Saturday 13 September, 10AM-11AM
Alcoves
Parents Are Writers Too
Parenting gives you great material and hundreds of new experiences, but it leaves you with little to no time to write. In this session, take back an hour for yourself as we explore how parents rely on community and culture to keep their writing alive. This is an open discussion for the diverse voices of parents who are writers too.

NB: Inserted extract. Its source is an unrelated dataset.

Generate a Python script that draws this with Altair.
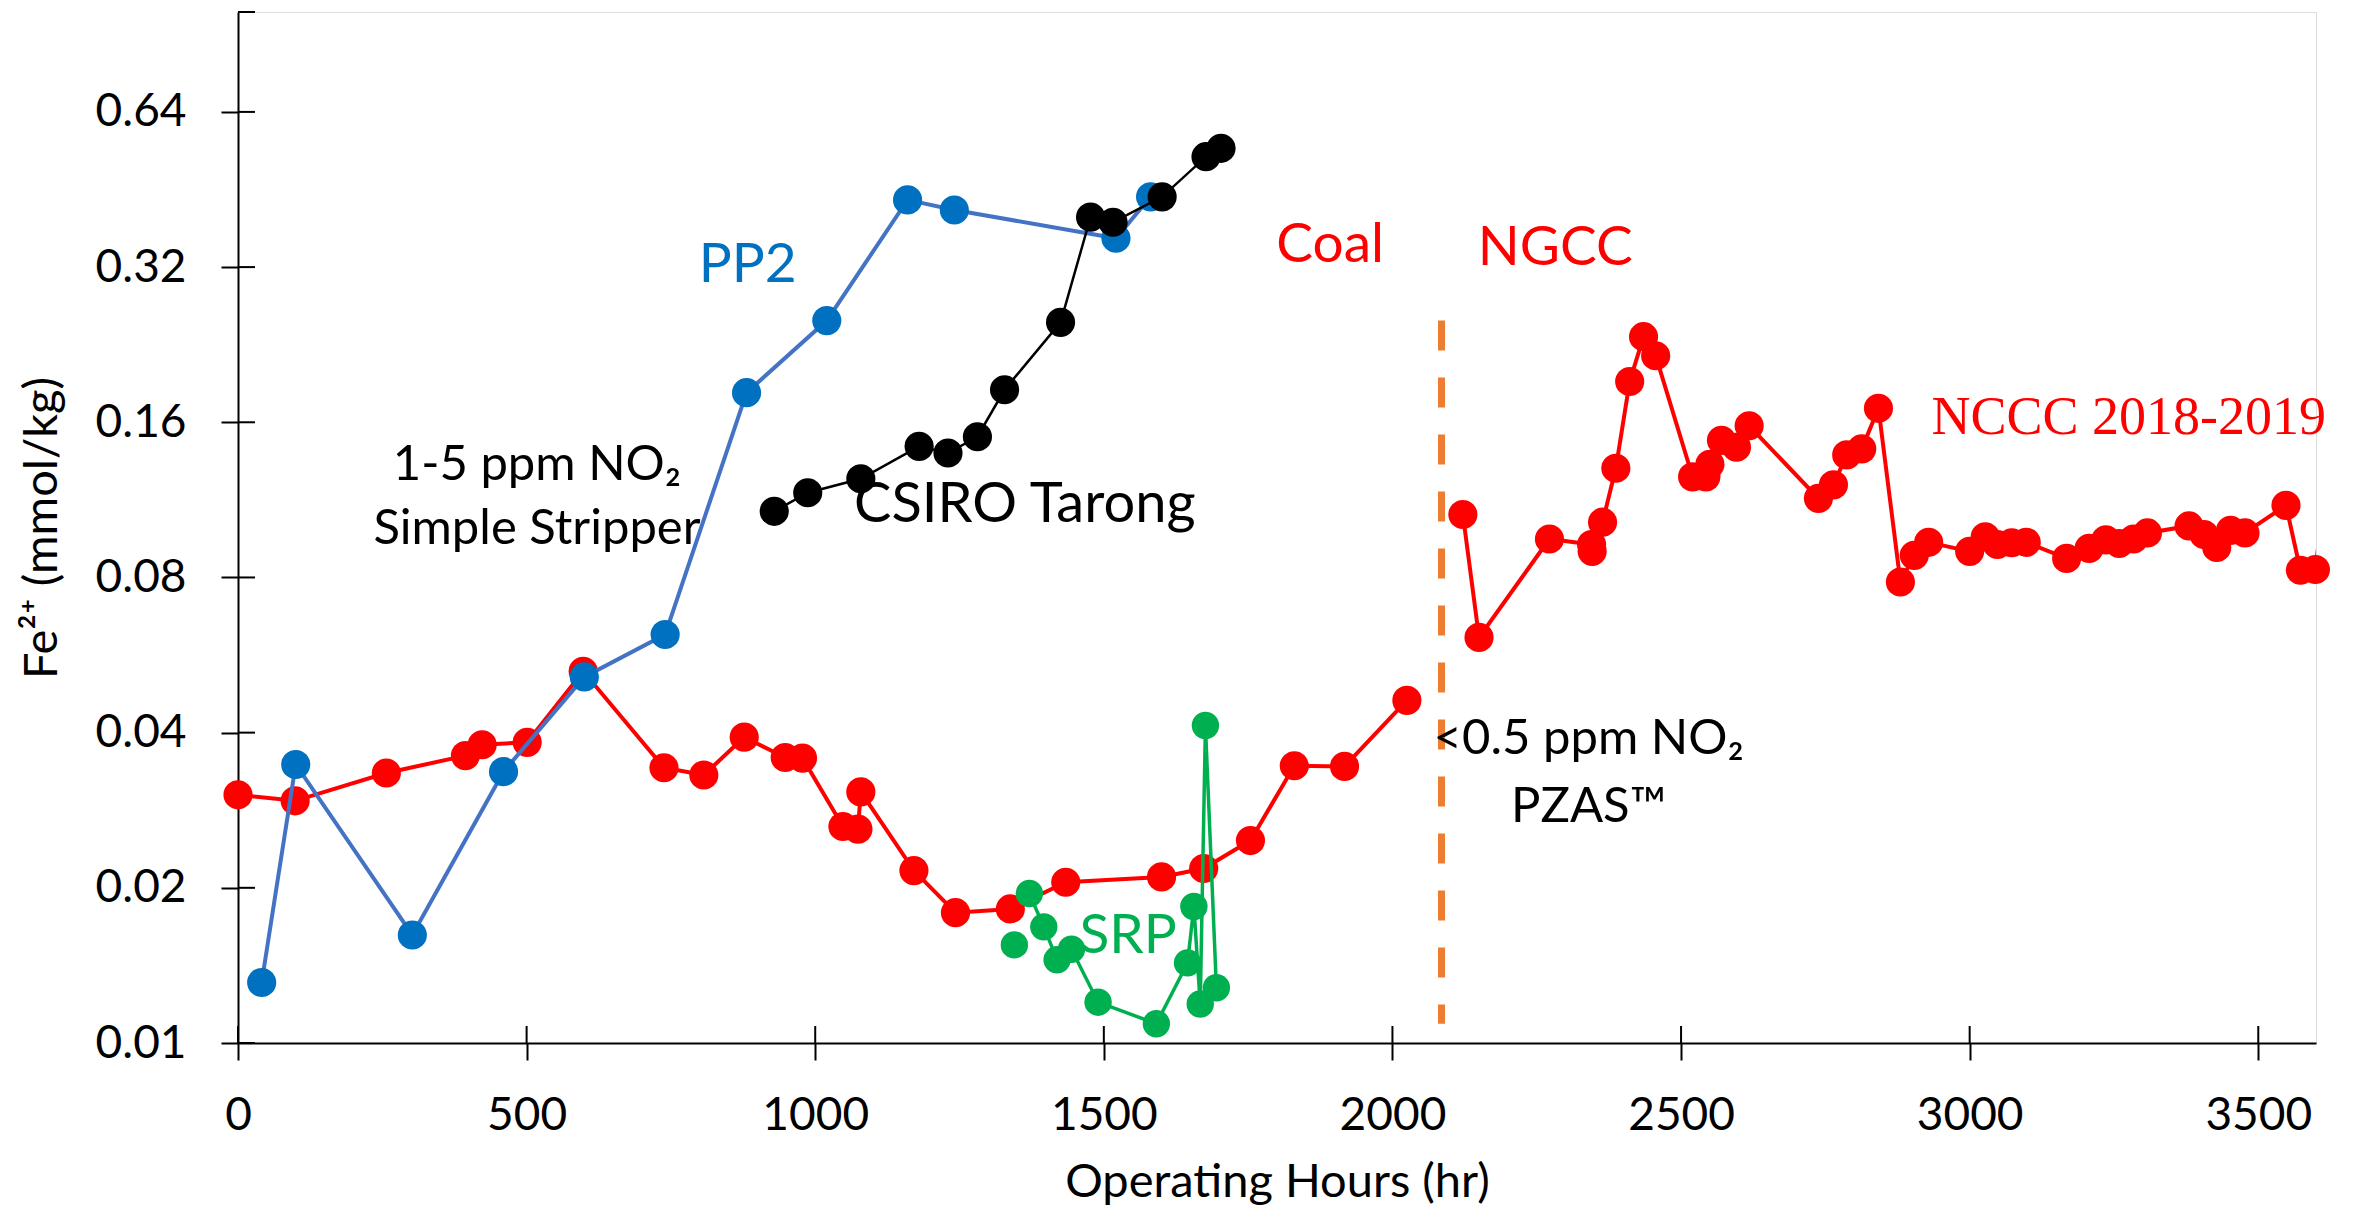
import altair as alt
import pandas as pd

# ---------------- data ----------------
coal_hours = [0, 99, 257, 394, 423, 501, 598, 738, 807, 877, 948, 978, 1048, 1074, 1079,
              1171, 1243, 1338, 1434, 1600, 1673, 1754, 1830, 1917, 2025]
coal_fe = [0.0303, 0.0295, 0.0334, 0.0361, 0.0379, 0.0383, 0.0526, 0.0342, 0.0331, 0.0392,
           0.0358, 0.0357, 0.0263, 0.0260, 0.0307, 0.0216, 0.0179, 0.0182, 0.0205, 0.0210,
           0.0218, 0.0247, 0.0345, 0.0344, 0.0462]

ngcc_hours = [2122, 2150, 2272, 2345, 2346, 2364, 2387, 2411, 2435, 2456, 2520, 2543, 2550,
              2570, 2596, 2618, 2738, 2764, 2787, 2813, 2842, 2880, 2904, 2929, 3000, 3027,
              3048, 3073, 3098, 3168, 3207, 3236, 3259, 3284, 3308, 3380, 3406, 3428, 3452,
              3477, 3548, 3573, 3599, 3620]
ngcc_fe = [0.1060, 0.0612, 0.0950, 0.0927, 0.0899, 0.1024, 0.1303, 0.1920, 0.2345, 0.2154,
           0.1254, 0.1254, 0.1326, 0.1476, 0.1431, 0.1575, 0.1139, 0.1210, 0.1383, 0.1421,
           0.1703, 0.0784, 0.0883, 0.0936, 0.0899, 0.0959, 0.0927, 0.0934, 0.0936, 0.0871,
           0.0911, 0.0946, 0.0931, 0.0950, 0.0976, 0.1007, 0.0969, 0.0915, 0.0987, 0.0976,
           0.1104, 0.0826, 0.0829, 0.1300]

pp2_hours = [41, 100, 302, 460, 600, 740, 881, 1020, 1160, 1241, 1521, 1581]
pp2_fe = [0.0131, 0.0347, 0.0162, 0.0336, 0.0513, 0.0620, 0.1826, 0.252, 0.432, 0.413,
          0.364, 0.438]

csiro_hours = [929, 987, 1079, 1180, 1230, 1281, 1328, 1425, 1477, 1516, 1601, 1677, 1703]
csiro_fe = [0.1075, 0.1168, 0.1243, 0.1437, 0.1395, 0.1500, 0.185, 0.250, 0.400, 0.391,
            0.438, 0.524, 0.544]

srp_hours = [1371, 1396, 1419, 1444, 1490, 1591, 1645, 1656, 1667, 1676, 1695]
srp_fe = [0.0195, 0.0168, 0.0145, 0.0152, 0.0120, 0.0109, 0.0143, 0.0184, 0.0119, 0.0413,
          0.0128]
srp_lone_hours = [1345]
srp_lone_fe = [0.0155]

divider_hours = [2085]
divider_top = [0.252]
divider_bottom = [0.0109]

x_ticks = [0, 500, 1000, 1500, 2000, 2500, 3000, 3500]
y_ticks = [0.01, 0.02, 0.04, 0.08, 0.16, 0.32, 0.64]
x_max = 3600
y_range = [0.01, 1.0]

# ---------------- chart ----------------
W, H = 2078, 1031
SANS = "Lato"
TICK = 17

x_scale = alt.Scale(domain=[0, x_max], nice=False, zero=False)
y_scale = alt.Scale(type="log", base=2, domain=y_range, nice=False)

x_axis = alt.Axis(values=x_ticks, format="d", title="Operating Hours (hr)", grid=False,
                  domainColor="black", domainWidth=2, tickColor="black", tickWidth=2,
                  tickSize=TICK, labelFont=SANS, labelFontSize=46, labelColor="black",
                  labelBaseline="alphabetic", labelPadding=69, labelFlush=False,
                  titleFont=SANS, titleFontSize=47, titleFontWeight="normal",
                  titleColor="black", titleBaseline="alphabetic", titleY=153)
y_axis = alt.Axis(values=y_ticks, format=".2f", title="Fe²⁺ (mmol/kg)", grid=False,
                  domainColor="black", domainWidth=2, tickColor="black", tickWidth=2,
                  tickSize=TICK, labelFont=SANS, labelFontSize=46, labelColor="black",
                  labelPadding=35, labelFlush=False,
                  titleFont=SANS, titleFontSize=47, titleFontWeight="normal",
                  titleColor="black", titleX=-196, titleY=H / 2, titleAlign="center",
                  titleBaseline="middle", titleAngle=270)

X = alt.X("hours:Q", scale=x_scale, axis=x_axis)
Y = alt.Y("fe:Q", scale=y_scale, axis=y_axis)


def frame(xs, ys):
    return pd.DataFrame({"hours": xs, "fe": ys})


def series(xs, ys, line_color, point_color, line_w, point_size):
    base = alt.Chart(frame(xs, ys))
    line = base.mark_line(color=line_color, strokeWidth=line_w, clip=True).encode(
        x=X, y=Y, order="hours:Q")
    pts = base.transform_filter(alt.datum.hours <= x_max).mark_circle(
        color=point_color, size=point_size, opacity=1).encode(x=X, y=Y)
    return line + pts


# inner halves of the crossing tick marks
x_inner = alt.Chart(pd.DataFrame({"hours": x_ticks})).mark_rule(
    color="black", strokeWidth=2).encode(x=X, y=alt.value(H), y2=alt.value(H - TICK))
y_inner = alt.Chart(pd.DataFrame({"fe": y_ticks + [y_range[1]]})).mark_rule(
    color="black", strokeWidth=2).encode(y=Y, x=alt.value(0), x2=alt.value(TICK))

divider = alt.Chart(pd.DataFrame({"hours": divider_hours, "fe": divider_top,
                                  "fe2": divider_bottom})).mark_rule(
    color="#ED7D31", strokeWidth=7, strokeDash=[30, 27]).encode(x=X, y=Y, y2="fe2:Q")

coal = series(coal_hours, coal_fe, "#FF0000", "#FF0000", 4, 850)
ngcc = series(ngcc_hours, ngcc_fe, "#FF0000", "#FF0000", 4, 850)
pp2 = series(pp2_hours, pp2_fe, "#4472C4", "#0070C0", 4, 850)
csiro = series(csiro_hours, csiro_fe, "#000000", "#000000", 2.5, 850)
srp = series(srp_hours, srp_fe, "#00B050", "#00B050", 3.5, 750)
srp_lone = alt.Chart(frame(srp_lone_hours, srp_lone_fe)).mark_circle(
    color="#00B050", size=750, opacity=1).encode(x=X, y=Y)


def ann(text, hx, fy, color="black", size=55, font=SANS, align="center"):
    return alt.Chart(pd.DataFrame({"hours": [hx], "fe": [fy], "label": [text]})).mark_text(
        color=color, fontSize=size, font=font, align=align, baseline="alphabetic"
    ).encode(x=X, y=Y, text="label:N")


labels = [
    ann("PP2", 883, 0.300, color="#0070C0", size=55),
    ann("Coal", 1892, 0.328, color="#FF0000", size=55),
    ann("NGCC", 2282, 0.323, color="#FF0000", size=55),
    ann("CSIRO Tarong", 1363, 0.1025, size=56),
    ann("SRP", 1542, 0.01492, color="#00B050", size=55),
    ann("1-5 ppm NO₂", 518, 0.1234, size=49),
    ann("Simple Stripper", 518, 0.0931, size=49),
    ann("<0.5 ppm NO₂", 2340, 0.0363, size=49),
    ann("PZAS™", 2340, 0.02687, size=49),
    ann("NCCC 2018-2019", 2934, 0.1516, color="#FF0000", size=54,
        font="Liberation Serif", align="left"),
]

chart = alt.layer(
    x_inner, y_inner, divider, coal, ngcc, pp2, csiro, srp, srp_lone, *labels
).properties(
    width=W, height=H,
    padding={"left": 238, "top": 12, "right": 40, "bottom": 168},
    autosize=alt.AutoSizeParams(type="none"),
).configure_view(strokeWidth=0).configure(background="white")

chart.save("out.html", embed_options={"renderer": "svg", "actions": False})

Note: Infants under 12 months and breastfeeding are welcome at this event.
Pay-What-You-Wish
narrm ngarrgu Library and Family Services, Mulitpurpose Room 1
141 Therry St, Melbourne VIC 3000
Renee Imbesi
Renee Imbesi (she/her) is living, learning and writing in Naarm (Melbourne) with her young family. She writes creative non-fiction including blogs, book reviews, life writing, feature interviews and other pieces about creativity, books and reading, parenthood, relationships and wellbeing. She launched her writing collection as a website called Make Family Magic in October 2024. She […]
Chloe Mayne
Chloe Mayne is a poet and scholar working in the realms of decoloniality, motherhood and ecology. Her poems have been published in places such as Overland, Australian Poetry and Best of Australian Poems. She was a finalist in the 2024 Judith Wright Poetry Prize and is a current recipient of the Marten Bequest for Poetry. […]
Liza Dezfouli
Liza Dezfouli is a queer speaker, writer and performer based in Melbourne. She started writing when she was a sole parent of two young children. Since then she’s written short stories, plays, articles, and a novel. She’s acted in film and theatre, and performed cabaret, stand up comedy, spoken word and poetry. She was awarded the Darebin Mayor’s Creative Writing Prize for 2024 and has recently won the Hunter Writers’ Centre’s 2025 Winter Member Competition. Her one-woman comedy show, Binosaur, will be presented in the Midsumma 2026 festival.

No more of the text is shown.